Assessment Centre Clinic – Part 5
This post is part of the Trainee Solicitor Surgery Assessment Centre Clinic blog post series. Start at the beginning of the series here…
Working as a solicitor is rarely a solitary job, thus it is essential for all training contract applicants to show that they have the ability, and the correct competencies, to work successfully as part of a team. The way that many law firms will assess this is through a structured Group Exercise.
What to expect:
Of course, the nature of the exercises will vary from one firm to the next and it is impossible to predict the exact challenges that will be set. However, in most cases, applicants will be grouped randomly into teams of around 2-6 people and will be given a scenario or set a task.
It may be commercially focused (for example, looking at a hypothetical business problem and how to use resources in order to find a solution) or it may be a much more general problem, such as a survival scenario (for example, a discussion centred around which passengers to save from a sinking ship).
The exercise will not require any prior legal experience – what they are looking for here is less about your knowledge and more about how you apply yourself in a team environment.
Generally speaking, you will be given some time to yourself to read through the exercise scenario first, before beginning discussions with your team. It will be a timed exercise.
There will be no definite right or wrong answer to the task. The assessors are interested more in how you work together and the process through which you come to a group consensus. Group members will be scored on their individual input, rather than the overall result for the group, so someone may still do very well in a team that has failed to reach a suitable conclusion.
What are the assessors looking for?
- A balanced contribution – neither dominating unnecessarily or sitting back and letting others do the work.
- A sensitive attitude to the ideas and opinions of others
- The ability to work with a range of different personalities and to get the best out of them
- The ability to time-manage whilst remaining goal focused
- Analytical thinking and evidence of problem solving skills
- Great communication, showing skills of persuasion and influence
- Be proactive and volunteer for roles within the team (note taker, timekeeper, chairperson etc). However do not let this role distract you from taking part in discussion.
- Be aware of the core competencies that the firm seek in their recruitment process. Aim to show these through your contribution. For example, if it is a business scenario, show consideration for business needs in order to display commercial awareness.

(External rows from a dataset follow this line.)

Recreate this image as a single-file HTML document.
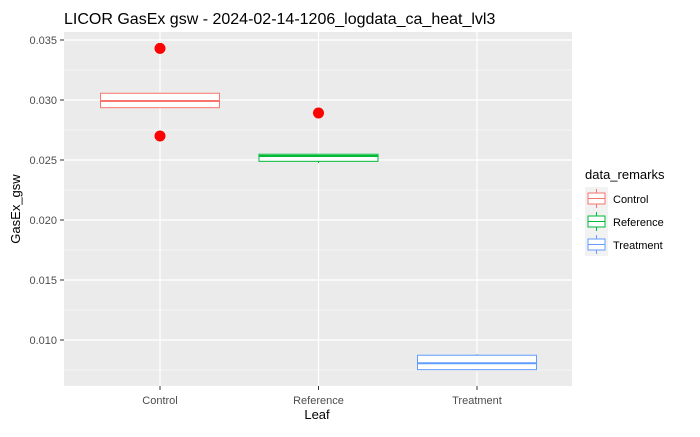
<!DOCTYPE html>
<html><head><meta charset="utf-8"><style>
body{margin:0;background:#fff;font-family:"Liberation Sans",sans-serif}
</style></head><body>
<svg id="chart" width="700" height="432" xmlns="http://www.w3.org/2000/svg" font-family="Liberation Sans, sans-serif">
<text x="64" y="24" font-size="16" fill="#000">LICOR GasEx gsw - 2024-02-14-1206_logdata_ca_heat_lvl3</text>
<rect x="64" y="32" width="508" height="354" fill="#EBEBEB"/>
<g id="grid"></g><g id="marks"></g><g id="axes"></g>
<text x="317" y="419" font-size="13" text-anchor="middle">Leaf</text>
<text transform="translate(20,209) rotate(-90)" font-size="13" text-anchor="middle">GasEx_gsw</text>
<g id="legend"></g>
</svg>
<script>
const categories=["Control","Reference","Treatment"];
const colors=["#F8766D","#00BA38","#619CFF"];
const q1=[0.02936,0.02489,0.00753];
const medians=[0.02992,0.02533,0.00806];
const q3=[0.03056,0.02548,0.00873];
const whiskLow=[0.02936,0.02475,0.00747];
const whiskHigh=[0.0306,0.02548,0.00883];
const outlierCat=[0,0,1];
const outlierVal=[0.0343,0.0270,0.02892];
const yTicks=[0.010,0.015,0.020,0.025,0.030,0.035];
const yTickLabels=["0.010","0.015","0.020","0.025","0.030","0.035"];
const NS="http://www.w3.org/2000/svg";
const y=v=>40+(0.035-v)*12000;
const x=i=>160+i*158.5;
const bw=119;
function mk(t,a,p){const e=document.createElementNS(NS,t);for(const k in a)e.setAttribute(k,a[k]);p.appendChild(e);return e;}
const grid=document.getElementById('grid'),marks=document.getElementById('marks'),axes=document.getElementById('axes'),legend=document.getElementById('legend');
for(let i=0;i<yTicks.length-1;i++){const m=(yTicks[i]+yTicks[i+1])/2;const l=mk('line',{x1:64,x2:572,y1:y(m),y2:y(m),stroke:'#fff','stroke-width':0.6},grid);

}
{const m=yTicks[0]-0.0025;if(y(m)<386){const l=mk('line',{x1:64,x2:572,y1:y(m),y2:y(m),stroke:'#fff','stroke-width':0.6},grid);

}}
yTicks.forEach((v,i)=>{const l=mk('line',{x1:64,x2:572,y1:y(v),y2:y(v),stroke:'#fff','stroke-width':1.2},grid);


mk('line',{x1:60,x2:64,y1:y(v),y2:y(v),stroke:'#333'},axes);
const t=mk('text',{x:57,y:y(v)+4,'font-size':11,fill:'#4D4D4D','text-anchor':'end'},axes);t.textContent=yTickLabels[i];

});
categories.forEach((c,i)=>{const l=mk('line',{x1:x(i),x2:x(i),y1:32,y2:386,stroke:'#fff','stroke-width':1.2},grid);


mk('line',{x1:x(i),x2:x(i),y1:386,y2:390,stroke:'#333'},axes);
const t=mk('text',{x:x(i),y:404,'font-size':11,fill:'#4D4D4D','text-anchor':'middle'},axes);t.textContent=c;


const g=mk('g',{},marks);


mk('line',{x1:x(i),x2:x(i),y1:y(whiskHigh[i]),y2:y(q3[i]),stroke:colors[i]},g);
mk('line',{x1:x(i),x2:x(i),y1:y(q1[i]),y2:y(whiskLow[i]),stroke:colors[i]},g);
mk('rect',{x:x(i)-bw/2,y:y(q3[i]),width:bw,height:y(q1[i])-y(q3[i]),fill:'#fff',stroke:colors[i],'stroke-width':1},g);
mk('line',{x1:x(i)-bw/2,x2:x(i)+bw/2,y1:y(medians[i]),y2:y(medians[i]),stroke:colors[i],'stroke-width':2},g);});
outlierVal.forEach((v,k)=>{const c=mk('circle',{cx:x(outlierCat[k]),cy:y(v),r:5.5,fill:'#FF0000'},marks);

});
const lt=mk('text',{x:585,y:179,'font-size':13},legend);lt.textContent='data_remarks';


categories.forEach((c,i)=>{const yy=187+i*23;const g=mk('g',{},legend);


mk('rect',{x:585,y:yy,width:23,height:23,fill:'#F2F2F2'},g);
mk('line',{x1:596.5,x2:596.5,y1:yy+2,y2:yy+21,stroke:colors[i]},g);
mk('rect',{x:588,y:yy+6,width:17,height:11,fill:'#fff',stroke:colors[i]},g);
mk('line',{x1:588,x2:605,y1:yy+11.5,y2:yy+11.5,stroke:colors[i]},g);
const t=mk('text',{x:613,y:yy+16,'font-size':11},g);t.textContent=c;});
</script>
</body></html>
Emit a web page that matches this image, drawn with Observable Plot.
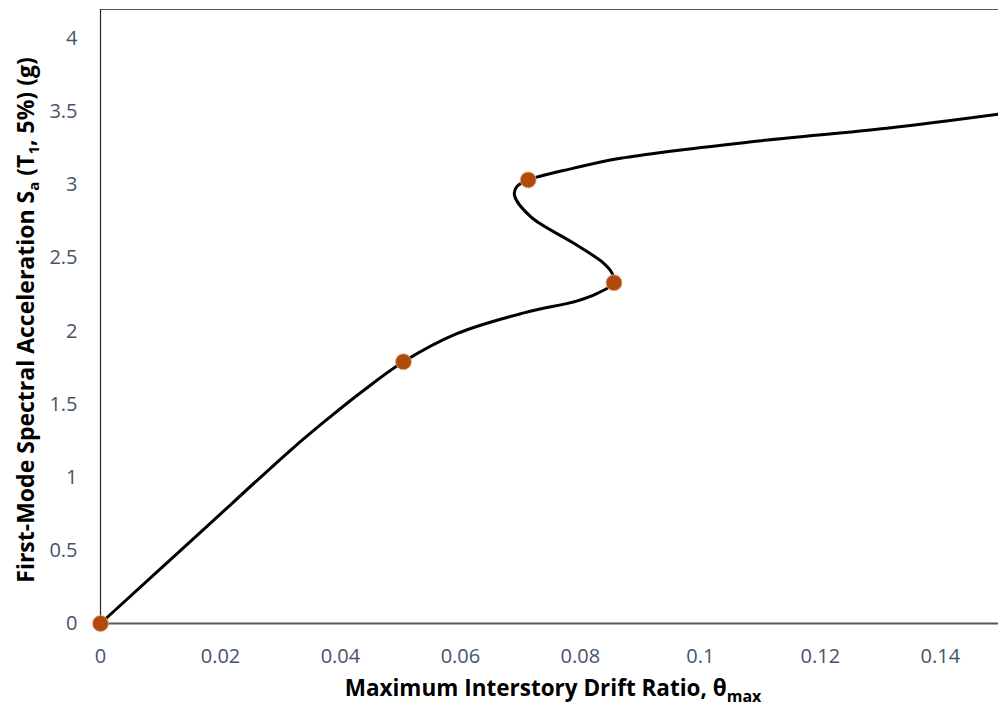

- Don’t be distracted by the presence of assessors in the room. Focus solely on your team. This will allow you to be yourself and act naturally. By trying to be the person you believe the assessors want to see, you risk coming across as muddled and inconsistent.
- Show team focus by using the names of your peers. Acknowledge, and give credit to, the points made by others. Encourage quieter members of the group to get involved.
- Remain focused and concise – if discussions start to wander then try to be the person who brings it back to the task. This is a timed exercise after all.
- Aim to contribute at least five useful points to the discussion but don’t jump in too quickly. Make sure you listen to what other team members have said and don’t talk over them in order to get heard.